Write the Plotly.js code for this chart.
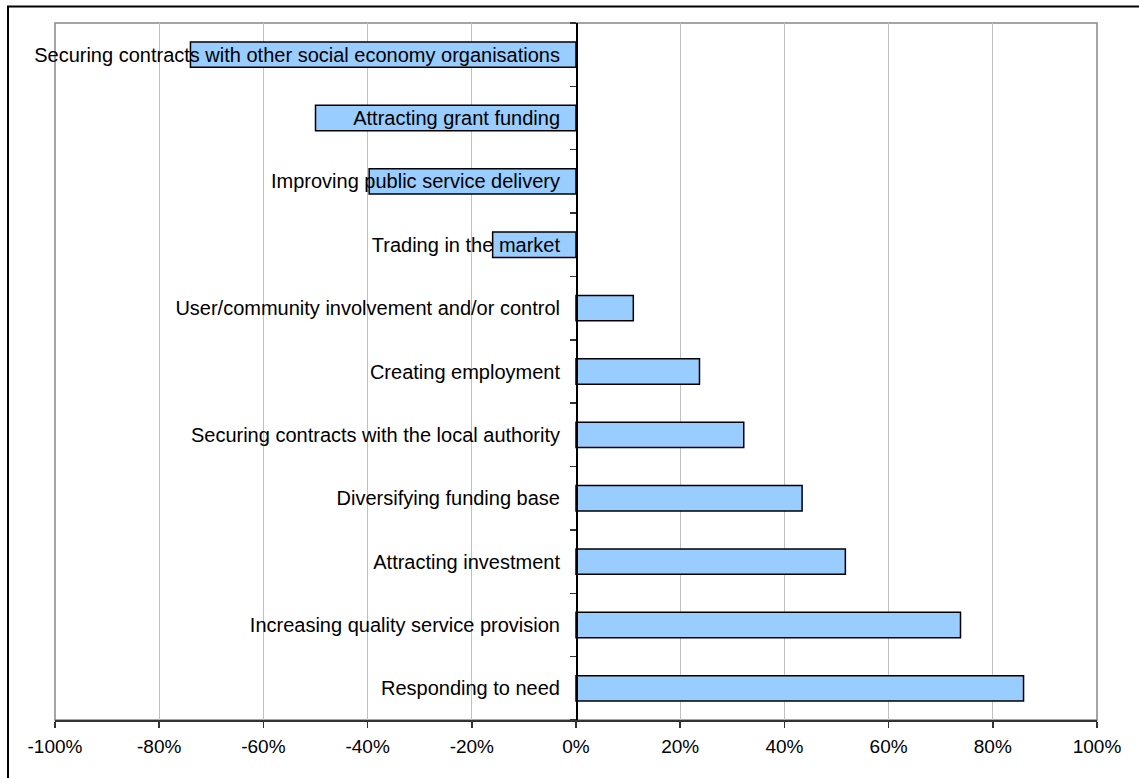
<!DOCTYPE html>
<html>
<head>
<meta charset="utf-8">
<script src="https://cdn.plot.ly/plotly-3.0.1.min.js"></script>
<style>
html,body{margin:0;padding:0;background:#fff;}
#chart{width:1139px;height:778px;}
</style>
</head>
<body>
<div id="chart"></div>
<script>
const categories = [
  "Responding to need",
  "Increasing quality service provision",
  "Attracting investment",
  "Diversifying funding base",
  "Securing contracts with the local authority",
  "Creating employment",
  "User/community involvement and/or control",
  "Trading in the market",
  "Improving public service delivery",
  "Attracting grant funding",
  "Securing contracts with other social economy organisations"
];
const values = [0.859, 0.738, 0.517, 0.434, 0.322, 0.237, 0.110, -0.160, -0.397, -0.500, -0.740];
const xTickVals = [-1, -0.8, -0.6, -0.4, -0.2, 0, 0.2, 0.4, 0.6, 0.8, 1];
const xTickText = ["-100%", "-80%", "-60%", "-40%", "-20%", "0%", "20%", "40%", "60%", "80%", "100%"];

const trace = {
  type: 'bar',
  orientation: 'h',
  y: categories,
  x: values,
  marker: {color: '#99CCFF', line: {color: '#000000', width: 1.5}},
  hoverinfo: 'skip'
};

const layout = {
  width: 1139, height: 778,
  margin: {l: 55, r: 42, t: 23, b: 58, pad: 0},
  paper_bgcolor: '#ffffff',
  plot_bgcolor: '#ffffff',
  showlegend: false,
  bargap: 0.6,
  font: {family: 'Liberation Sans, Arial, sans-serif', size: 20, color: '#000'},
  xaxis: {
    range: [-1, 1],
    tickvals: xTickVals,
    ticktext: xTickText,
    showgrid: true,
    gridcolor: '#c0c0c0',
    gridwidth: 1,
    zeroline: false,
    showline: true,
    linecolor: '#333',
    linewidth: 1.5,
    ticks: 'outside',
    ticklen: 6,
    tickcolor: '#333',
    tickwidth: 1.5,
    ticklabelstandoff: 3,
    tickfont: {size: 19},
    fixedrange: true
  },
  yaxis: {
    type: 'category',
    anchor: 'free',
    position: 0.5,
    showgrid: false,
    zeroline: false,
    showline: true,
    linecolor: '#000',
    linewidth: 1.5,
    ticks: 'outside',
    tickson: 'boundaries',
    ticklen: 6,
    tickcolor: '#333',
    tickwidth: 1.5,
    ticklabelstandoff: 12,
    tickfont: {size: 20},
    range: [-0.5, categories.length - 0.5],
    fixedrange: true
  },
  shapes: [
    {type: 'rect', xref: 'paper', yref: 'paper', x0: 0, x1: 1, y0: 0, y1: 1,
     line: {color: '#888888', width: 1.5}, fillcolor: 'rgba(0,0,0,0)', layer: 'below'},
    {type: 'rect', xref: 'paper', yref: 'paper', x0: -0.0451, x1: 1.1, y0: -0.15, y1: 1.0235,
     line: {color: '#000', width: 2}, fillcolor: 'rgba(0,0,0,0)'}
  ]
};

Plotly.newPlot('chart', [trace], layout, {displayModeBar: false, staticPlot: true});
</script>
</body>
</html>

# [DO THIS]
Search the data above for the string "chart" and return every line that has it.

# [SOLUTION]
Write the Plotly.js code for this chart.
#chart{width:1139px;height:778px;}
<div id="chart"></div>
Plotly.newPlot('chart', [trace], layout, {displayModeBar: false, staticPlot: true});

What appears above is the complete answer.